In 2009, the UK’s then foreign secretary, David Miliband, admitted that Israeli equipment used in Gaza in the 2008-9 conflict “almost certainly” contained UK-supplied components. 

However, no such assessment is known to have been conducted by the government in subsequent Israeli attacks on Gaza. This is despite consistent cross-party calls for an investigation, including by a group of 78 MPs in 2021. 

“Ending military support and arms exports to Israel is a clear and tangible action we can demand of our government”

UK arms exports to Israel are a crime in and of themselves given the extent of Israel’s human rights abuses. But the suffering they are causing is increased exponentially by the unqualified political support our leaders – both in government and opposition – have given to the Israeli government to commit war crimes against Palestinian civilians with impunity. 

The Israeli government’s promises of vengeance, and elimination of Palestinians together with references to “human animals”, were instantly recognisable as genocidal.

Our government supported a blockade of Gaza cutting off water, food, and electricity, trapping civilians in 140 square miles under constant bombardment, collective punishment, and forcible transfer of people. Dehumanisation and racism is at the core of this support. 

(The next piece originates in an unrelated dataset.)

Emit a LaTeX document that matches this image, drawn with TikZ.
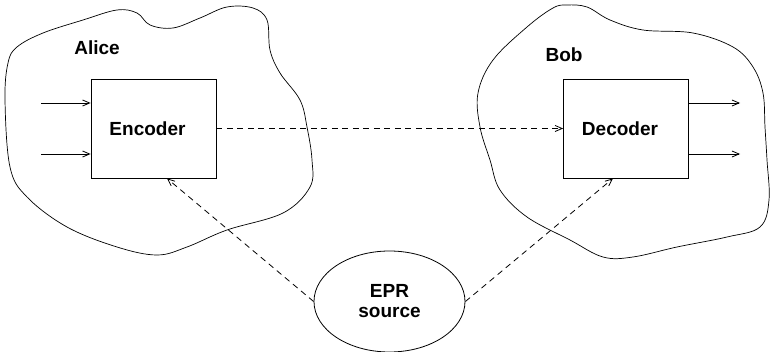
\documentclass[tikz,border=0pt]{standalone}
\usepackage{fontspec}
\setmainfont{Liberation Sans}
\usetikzlibrary{arrows.meta,shapes.geometric}
\tikzset{
  lbl/.style={font=\fontsize{19}{22}\selectfont\bfseries, inner sep=0pt},
  boxnode/.style={draw, line width=0.8pt, minimum width=125pt, minimum height=99pt, inner sep=0pt, font=\fontsize{19}{22}\selectfont\bfseries},
  eprnode/.style={ellipse, draw, line width=0.8pt, minimum width=151pt, minimum height=101pt, inner sep=0pt, align=center, font=\fontsize{19}{22}\selectfont\bfseries},
  blob/.style={draw, line width=0.7pt},
  solidarrow/.style={line width=0.8pt, -{Straight Barb[length=7pt,width=6pt]}},
  dasharrow/.style={line width=0.8pt, dash pattern=on 6pt off 4.5pt, -{Straight Barb[length=7pt,width=6pt]}}
}
\begin{document}
\begin{tikzpicture}[x=1pt,y=-1pt]
\useasboundingbox (0,0) rectangle (771,352);
% Alice blob
\draw[blob] plot[smooth cycle, tension=0.6] coordinates {
 (8,63) (5,100) (10,167) (27,197) (67,227) (117,247) (157,255) (187,247)
 (227,230) (283,213) (310,187) (312,160) (307,127) (300,100) (280,73)
 (270,50) (267,20) (253,8) (227,7) (200,18) (173,28) (150,25) (137,13)
 (117,10) (83,20) (43,33) (17,47)};
% Bob blob
\draw[blob] plot[smooth cycle, tension=0.6] coordinates {
 (567,5) (553,8) (527,27) (493,60) (478,93) (480,127) (490,160) (500,190)
 (527,217) (570,240) (603,257) (633,257) (677,247) (727,237) (760,227)
 (769,200) (767,160) (765,127) (763,93) (753,67) (733,47) (693,33)
 (643,30) (610,20) (587,7)};
\node[lbl] (alice) at (97,48) {Alice};
\node[lbl] (bob) at (564,55) {Bob};
\node[boxnode] (enc) at (153.5,128.5) {\hspace*{-12pt}Encoder};
\node[boxnode] (dec) at (626,128.5) {\hspace*{-12pt}Decoder};
\node[eprnode] (epr) at (389.5,301.5) {EPR\\[-2pt]source};
\coordinate (in1) at (41,103);
\coordinate (in2) at (41,154);
\coordinate (out1) at (740,103);
\coordinate (out2) at (740,154);
\draw[solidarrow] (in1) -- ([yshift=25.5pt]enc.west);
\draw[solidarrow] (in2) -- ([yshift=-25.5pt]enc.west);
\draw[solidarrow] ([yshift=25.5pt]dec.east) -- (out1);
\draw[solidarrow] ([yshift=-25.5pt]dec.east) -- (out2);
\draw[dasharrow] (enc.east) -- (dec.west);
\draw[dasharrow] (epr.west) -- ([xshift=13.5pt]enc.south);
\draw[dasharrow] (epr.east) -- ([xshift=-13pt]dec.south);
\end{tikzpicture}
\end{document}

Ending military support and arms exports to Israel is a clear and tangible action we can demand of our government in the midst of this horror. 

Human solidarity

Members of the UK government have sought to justify their position by collapsing the human understanding of solidarity. 

Home secretary Suella Braverman’s suggestion that waving the Palestinian flag could constitute a criminal offence rests on the assumption that it is impossible to care for and grieve for more than one community at the same time. 

It illustrates her belief that support for the lives and freedom of Palestinians can only exist when accompanied by anti-semitism and hatred. 

We cannot let ourselves be polarised by the political ideology of our government, which only appears capable of articulating military alliances but not true solidarity with our common humanity. 

We have seen our government condone fighting massacres with even greater massacres, hatred with even more hatred. It does not speak in our name. 

We owe it to Palestinians and to Israelis to see our desire for a just and peaceful world reflected by our elected representatives.